Exercise –
Nothing but the lines from the top of the data to the line holding "(kgt) at (333,335)" should be printed, word for word and both ends included; leave the pictures out.

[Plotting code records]
· · · · ·

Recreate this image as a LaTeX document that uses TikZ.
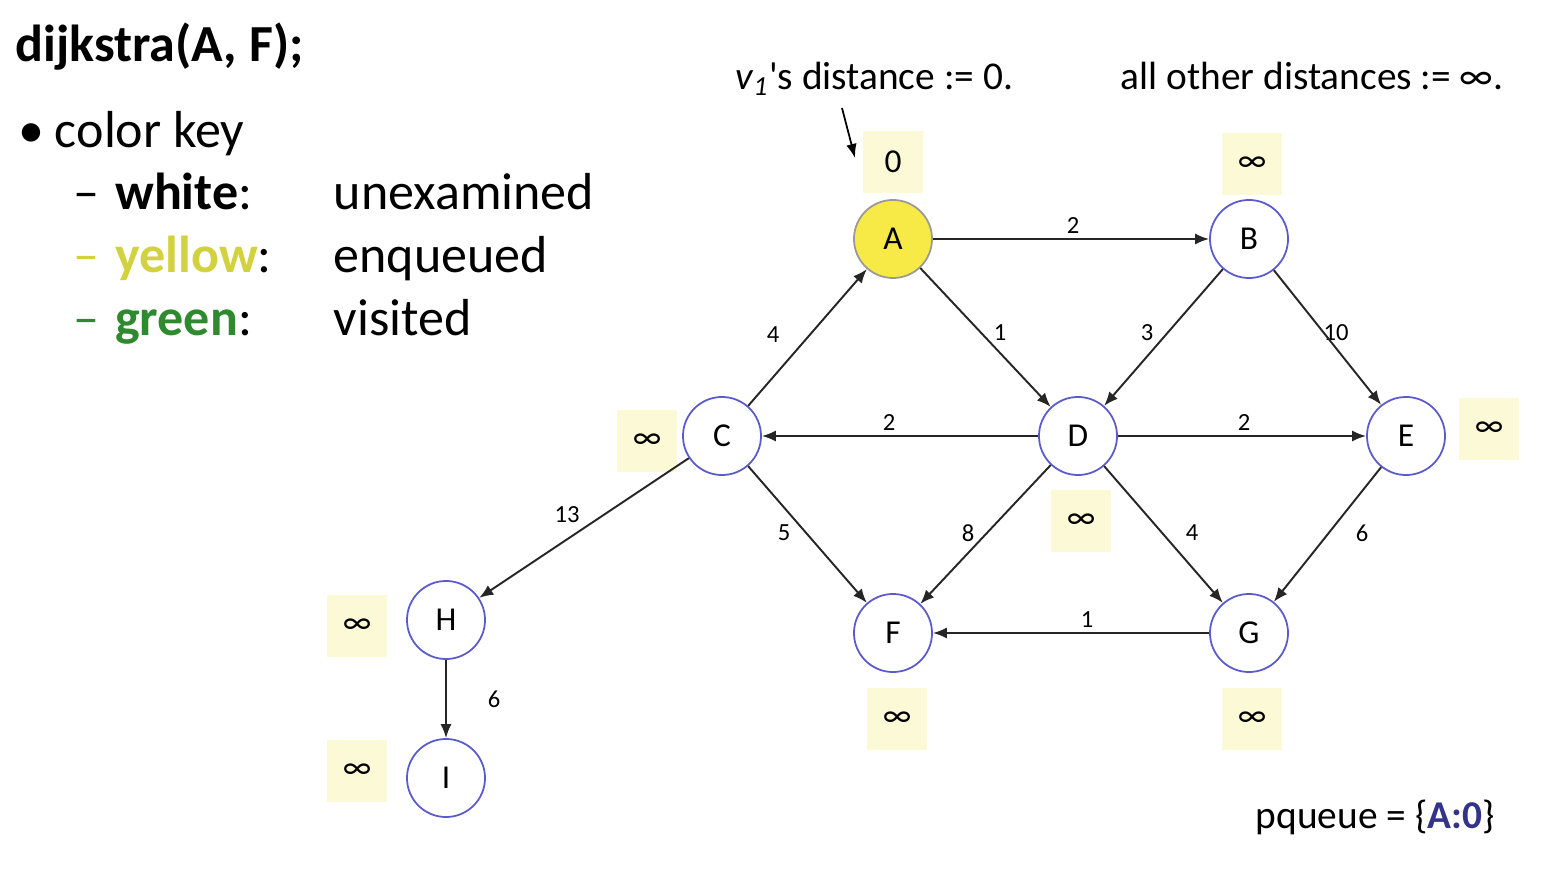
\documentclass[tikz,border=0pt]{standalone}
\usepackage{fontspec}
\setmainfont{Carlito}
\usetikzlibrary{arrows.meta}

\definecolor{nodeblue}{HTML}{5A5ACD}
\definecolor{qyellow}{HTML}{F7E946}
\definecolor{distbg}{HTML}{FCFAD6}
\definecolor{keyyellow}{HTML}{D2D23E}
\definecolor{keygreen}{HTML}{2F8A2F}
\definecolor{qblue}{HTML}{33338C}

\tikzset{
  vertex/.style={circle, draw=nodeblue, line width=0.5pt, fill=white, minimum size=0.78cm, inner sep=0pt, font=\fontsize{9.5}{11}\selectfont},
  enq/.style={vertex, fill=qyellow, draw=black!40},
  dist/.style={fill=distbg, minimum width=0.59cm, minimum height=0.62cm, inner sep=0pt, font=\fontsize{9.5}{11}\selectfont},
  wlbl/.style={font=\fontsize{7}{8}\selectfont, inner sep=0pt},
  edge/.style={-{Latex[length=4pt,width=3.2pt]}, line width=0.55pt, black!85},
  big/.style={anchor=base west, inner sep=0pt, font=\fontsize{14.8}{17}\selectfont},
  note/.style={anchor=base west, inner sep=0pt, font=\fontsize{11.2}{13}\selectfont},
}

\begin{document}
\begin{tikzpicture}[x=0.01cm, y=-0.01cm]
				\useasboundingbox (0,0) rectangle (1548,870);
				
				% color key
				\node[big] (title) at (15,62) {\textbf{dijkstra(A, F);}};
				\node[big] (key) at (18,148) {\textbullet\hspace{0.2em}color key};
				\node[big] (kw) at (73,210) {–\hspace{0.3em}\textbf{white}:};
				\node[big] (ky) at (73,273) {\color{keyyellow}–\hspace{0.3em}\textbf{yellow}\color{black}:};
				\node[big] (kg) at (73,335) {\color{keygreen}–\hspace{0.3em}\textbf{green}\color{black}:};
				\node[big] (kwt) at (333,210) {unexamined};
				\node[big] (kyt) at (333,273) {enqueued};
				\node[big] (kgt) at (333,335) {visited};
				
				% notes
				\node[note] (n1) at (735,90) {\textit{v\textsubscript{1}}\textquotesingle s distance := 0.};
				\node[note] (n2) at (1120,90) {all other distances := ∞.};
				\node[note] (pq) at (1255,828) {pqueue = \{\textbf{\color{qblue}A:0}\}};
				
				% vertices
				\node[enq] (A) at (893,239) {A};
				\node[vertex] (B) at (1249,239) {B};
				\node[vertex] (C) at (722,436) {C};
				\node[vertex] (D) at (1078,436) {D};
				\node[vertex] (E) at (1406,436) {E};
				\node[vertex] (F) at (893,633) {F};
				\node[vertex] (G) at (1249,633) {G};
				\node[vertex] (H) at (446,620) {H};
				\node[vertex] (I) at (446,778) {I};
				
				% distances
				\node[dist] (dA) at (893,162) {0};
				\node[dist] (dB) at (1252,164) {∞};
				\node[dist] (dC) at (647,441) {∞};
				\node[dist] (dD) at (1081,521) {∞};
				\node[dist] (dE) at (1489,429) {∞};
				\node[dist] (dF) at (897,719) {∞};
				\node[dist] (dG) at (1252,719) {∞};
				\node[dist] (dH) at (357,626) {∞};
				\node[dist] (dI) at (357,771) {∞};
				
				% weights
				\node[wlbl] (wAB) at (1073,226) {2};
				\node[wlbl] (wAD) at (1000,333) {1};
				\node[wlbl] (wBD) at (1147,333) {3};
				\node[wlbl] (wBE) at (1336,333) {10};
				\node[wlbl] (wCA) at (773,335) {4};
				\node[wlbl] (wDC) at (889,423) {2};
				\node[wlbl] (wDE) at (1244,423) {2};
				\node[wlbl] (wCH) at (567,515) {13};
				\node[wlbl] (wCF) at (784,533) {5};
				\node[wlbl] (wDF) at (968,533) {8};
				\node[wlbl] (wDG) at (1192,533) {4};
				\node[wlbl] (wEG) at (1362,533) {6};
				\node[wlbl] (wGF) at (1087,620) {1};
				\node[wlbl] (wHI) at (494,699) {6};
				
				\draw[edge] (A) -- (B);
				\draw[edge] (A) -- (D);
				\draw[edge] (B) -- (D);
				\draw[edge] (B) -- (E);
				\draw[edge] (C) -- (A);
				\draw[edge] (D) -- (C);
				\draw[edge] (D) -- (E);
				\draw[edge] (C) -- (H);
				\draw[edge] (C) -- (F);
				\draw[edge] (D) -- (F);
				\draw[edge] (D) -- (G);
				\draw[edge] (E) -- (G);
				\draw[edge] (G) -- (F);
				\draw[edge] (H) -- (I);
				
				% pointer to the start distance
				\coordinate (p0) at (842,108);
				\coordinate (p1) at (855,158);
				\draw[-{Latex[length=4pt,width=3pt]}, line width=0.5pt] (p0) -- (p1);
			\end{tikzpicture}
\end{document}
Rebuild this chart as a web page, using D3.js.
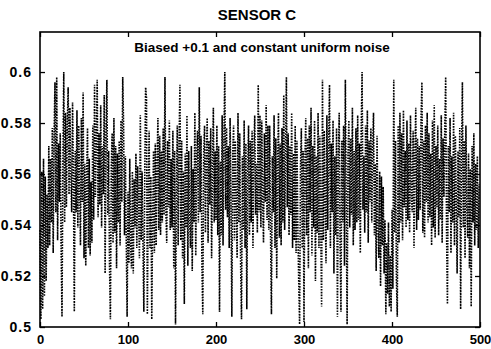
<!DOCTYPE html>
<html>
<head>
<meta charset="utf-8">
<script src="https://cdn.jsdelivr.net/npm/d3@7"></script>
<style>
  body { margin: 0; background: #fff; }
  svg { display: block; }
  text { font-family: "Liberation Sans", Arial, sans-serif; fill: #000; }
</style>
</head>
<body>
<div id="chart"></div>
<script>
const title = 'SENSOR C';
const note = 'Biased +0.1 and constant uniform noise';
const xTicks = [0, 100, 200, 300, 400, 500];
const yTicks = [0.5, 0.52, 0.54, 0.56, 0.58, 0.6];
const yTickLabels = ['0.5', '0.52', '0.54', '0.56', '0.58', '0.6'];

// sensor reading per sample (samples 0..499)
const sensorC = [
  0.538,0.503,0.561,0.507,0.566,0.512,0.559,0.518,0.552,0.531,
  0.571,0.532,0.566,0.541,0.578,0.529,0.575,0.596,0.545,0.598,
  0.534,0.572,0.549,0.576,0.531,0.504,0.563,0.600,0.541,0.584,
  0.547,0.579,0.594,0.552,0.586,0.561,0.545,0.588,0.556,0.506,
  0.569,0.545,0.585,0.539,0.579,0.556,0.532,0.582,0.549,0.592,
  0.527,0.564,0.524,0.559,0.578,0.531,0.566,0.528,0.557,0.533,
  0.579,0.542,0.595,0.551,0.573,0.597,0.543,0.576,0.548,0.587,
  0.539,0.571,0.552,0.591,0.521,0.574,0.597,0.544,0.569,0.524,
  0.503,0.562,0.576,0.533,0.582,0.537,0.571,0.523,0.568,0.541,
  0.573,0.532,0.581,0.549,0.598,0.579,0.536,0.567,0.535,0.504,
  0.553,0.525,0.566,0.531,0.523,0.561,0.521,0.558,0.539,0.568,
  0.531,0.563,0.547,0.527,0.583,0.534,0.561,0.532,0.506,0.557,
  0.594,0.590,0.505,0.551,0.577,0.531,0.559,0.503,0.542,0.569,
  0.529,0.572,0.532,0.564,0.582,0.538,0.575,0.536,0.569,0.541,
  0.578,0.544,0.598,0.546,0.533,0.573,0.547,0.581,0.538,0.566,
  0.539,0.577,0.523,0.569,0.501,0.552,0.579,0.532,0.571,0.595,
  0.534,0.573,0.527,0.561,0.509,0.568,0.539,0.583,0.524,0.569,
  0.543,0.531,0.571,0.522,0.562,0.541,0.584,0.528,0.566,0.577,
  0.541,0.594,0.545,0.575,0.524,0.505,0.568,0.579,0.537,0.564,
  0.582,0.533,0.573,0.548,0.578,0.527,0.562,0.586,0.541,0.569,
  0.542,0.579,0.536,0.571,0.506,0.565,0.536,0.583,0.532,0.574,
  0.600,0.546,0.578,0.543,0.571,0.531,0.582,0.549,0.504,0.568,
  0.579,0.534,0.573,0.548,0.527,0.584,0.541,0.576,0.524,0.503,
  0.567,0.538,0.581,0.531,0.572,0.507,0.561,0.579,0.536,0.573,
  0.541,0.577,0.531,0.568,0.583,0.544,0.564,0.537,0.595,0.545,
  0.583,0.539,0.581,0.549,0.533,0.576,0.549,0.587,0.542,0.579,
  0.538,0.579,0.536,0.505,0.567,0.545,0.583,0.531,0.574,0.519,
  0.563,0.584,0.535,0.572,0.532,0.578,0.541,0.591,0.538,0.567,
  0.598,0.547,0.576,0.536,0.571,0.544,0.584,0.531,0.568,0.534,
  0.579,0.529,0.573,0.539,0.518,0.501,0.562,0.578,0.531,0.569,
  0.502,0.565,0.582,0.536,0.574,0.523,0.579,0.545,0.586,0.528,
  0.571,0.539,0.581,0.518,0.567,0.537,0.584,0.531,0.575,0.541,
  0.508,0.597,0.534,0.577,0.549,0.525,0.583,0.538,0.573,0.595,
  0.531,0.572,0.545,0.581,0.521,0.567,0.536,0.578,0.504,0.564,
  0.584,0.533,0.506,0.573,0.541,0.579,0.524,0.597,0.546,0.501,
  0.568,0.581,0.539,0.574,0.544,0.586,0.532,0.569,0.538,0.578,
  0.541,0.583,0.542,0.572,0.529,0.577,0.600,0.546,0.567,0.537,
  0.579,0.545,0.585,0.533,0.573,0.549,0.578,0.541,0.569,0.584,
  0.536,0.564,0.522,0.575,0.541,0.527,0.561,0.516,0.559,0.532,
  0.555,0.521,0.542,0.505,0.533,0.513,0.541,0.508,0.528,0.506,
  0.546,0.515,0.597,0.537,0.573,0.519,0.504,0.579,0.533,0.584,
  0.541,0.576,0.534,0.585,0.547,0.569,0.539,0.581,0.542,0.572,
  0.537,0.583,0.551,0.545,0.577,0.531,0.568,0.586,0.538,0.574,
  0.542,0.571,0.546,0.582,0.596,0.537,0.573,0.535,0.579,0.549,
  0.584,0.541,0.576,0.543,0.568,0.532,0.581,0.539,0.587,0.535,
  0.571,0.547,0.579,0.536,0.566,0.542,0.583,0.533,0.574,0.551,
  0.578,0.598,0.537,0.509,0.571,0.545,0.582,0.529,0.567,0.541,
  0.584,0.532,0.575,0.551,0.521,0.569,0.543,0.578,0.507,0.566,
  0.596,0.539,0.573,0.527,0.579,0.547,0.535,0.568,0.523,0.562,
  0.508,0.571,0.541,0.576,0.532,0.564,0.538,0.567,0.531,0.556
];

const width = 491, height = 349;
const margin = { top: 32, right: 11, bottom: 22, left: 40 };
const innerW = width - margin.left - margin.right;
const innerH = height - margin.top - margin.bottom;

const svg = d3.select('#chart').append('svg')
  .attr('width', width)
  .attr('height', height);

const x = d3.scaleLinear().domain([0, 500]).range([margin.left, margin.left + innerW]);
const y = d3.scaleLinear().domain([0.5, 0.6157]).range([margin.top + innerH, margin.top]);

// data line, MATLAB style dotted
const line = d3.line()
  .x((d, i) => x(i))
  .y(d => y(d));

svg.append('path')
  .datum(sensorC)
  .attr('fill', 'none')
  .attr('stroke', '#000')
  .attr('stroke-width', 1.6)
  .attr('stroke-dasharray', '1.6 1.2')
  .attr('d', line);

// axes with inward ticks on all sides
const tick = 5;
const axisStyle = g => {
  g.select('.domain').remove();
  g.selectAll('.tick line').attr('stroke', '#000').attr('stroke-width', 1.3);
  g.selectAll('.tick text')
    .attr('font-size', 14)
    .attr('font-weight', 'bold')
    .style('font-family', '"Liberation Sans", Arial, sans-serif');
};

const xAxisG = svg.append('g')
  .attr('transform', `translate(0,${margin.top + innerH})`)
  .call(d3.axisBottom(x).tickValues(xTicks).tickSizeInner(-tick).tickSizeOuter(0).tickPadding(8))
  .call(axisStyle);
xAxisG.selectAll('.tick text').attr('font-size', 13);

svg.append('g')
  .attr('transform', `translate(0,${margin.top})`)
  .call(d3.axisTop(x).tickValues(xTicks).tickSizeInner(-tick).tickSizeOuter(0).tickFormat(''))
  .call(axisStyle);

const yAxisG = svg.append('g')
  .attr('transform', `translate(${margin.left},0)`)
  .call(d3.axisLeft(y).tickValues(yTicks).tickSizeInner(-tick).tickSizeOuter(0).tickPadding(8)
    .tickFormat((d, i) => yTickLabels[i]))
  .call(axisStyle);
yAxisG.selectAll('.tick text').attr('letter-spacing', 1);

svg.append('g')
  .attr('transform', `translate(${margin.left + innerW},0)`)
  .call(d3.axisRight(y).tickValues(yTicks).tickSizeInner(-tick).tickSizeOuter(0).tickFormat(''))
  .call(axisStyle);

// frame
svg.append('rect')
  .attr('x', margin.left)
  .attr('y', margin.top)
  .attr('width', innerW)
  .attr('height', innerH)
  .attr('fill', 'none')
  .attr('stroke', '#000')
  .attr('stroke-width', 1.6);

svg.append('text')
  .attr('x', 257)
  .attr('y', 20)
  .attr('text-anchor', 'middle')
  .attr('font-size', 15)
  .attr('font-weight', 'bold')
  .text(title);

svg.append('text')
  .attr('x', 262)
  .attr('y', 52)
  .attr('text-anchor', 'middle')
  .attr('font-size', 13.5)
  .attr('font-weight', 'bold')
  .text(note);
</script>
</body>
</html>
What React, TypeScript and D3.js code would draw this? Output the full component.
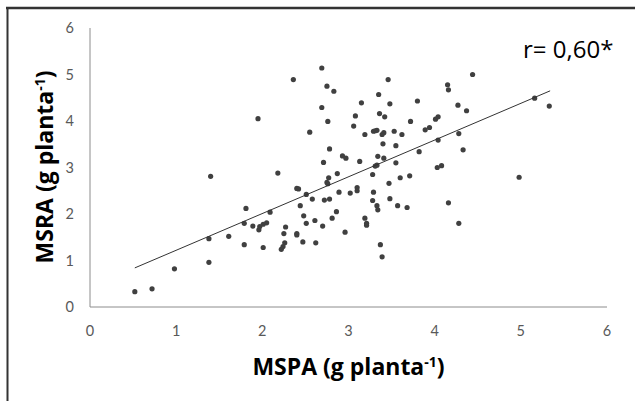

· · · · ·

Result for this task –
Recreate this image as a LaTeX document that uses TikZ.
\documentclass[tikz,border=0pt]{standalone}
\usepackage{fontspec}
\setmainfont{Carlito}
\usetikzlibrary{arrows.meta}

\definecolor{nodeblue}{HTML}{5A5ACD}
\definecolor{qyellow}{HTML}{F7E946}
\definecolor{distbg}{HTML}{FCFAD6}
\definecolor{keyyellow}{HTML}{D2D23E}
\definecolor{keygreen}{HTML}{2F8A2F}
\definecolor{qblue}{HTML}{33338C}

\tikzset{
  vertex/.style={circle, draw=nodeblue, line width=0.5pt, fill=white, minimum size=0.78cm, inner sep=0pt, font=\fontsize{9.5}{11}\selectfont},
  enq/.style={vertex, fill=qyellow, draw=black!40},
  dist/.style={fill=distbg, minimum width=0.59cm, minimum height=0.62cm, inner sep=0pt, font=\fontsize{9.5}{11}\selectfont},
  wlbl/.style={font=\fontsize{7}{8}\selectfont, inner sep=0pt},
  edge/.style={-{Latex[length=4pt,width=3.2pt]}, line width=0.55pt, black!85},
  big/.style={anchor=base west, inner sep=0pt, font=\fontsize{14.8}{17}\selectfont},
  note/.style={anchor=base west, inner sep=0pt, font=\fontsize{11.2}{13}\selectfont},
}

\begin{document}
\begin{tikzpicture}[x=0.01cm, y=-0.01cm]
				\useasboundingbox (0,0) rectangle (1548,870);
				
				% color key
				\node[big] (title) at (15,62) {\textbf{dijkstra(A, F);}};
				\node[big] (key) at (18,148) {\textbullet\hspace{0.2em}color key};
				\node[big] (kw) at (73,210) {–\hspace{0.3em}\textbf{white}:};
				\node[big] (ky) at (73,273) {\color{keyyellow}–\hspace{0.3em}\textbf{yellow}\color{black}:};
				\node[big] (kg) at (73,335) {\color{keygreen}–\hspace{0.3em}\textbf{green}\color{black}:};
				\node[big] (kwt) at (333,210) {unexamined};
				\node[big] (kyt) at (333,273) {enqueued};
				\node[big] (kgt) at (333,335) {visited};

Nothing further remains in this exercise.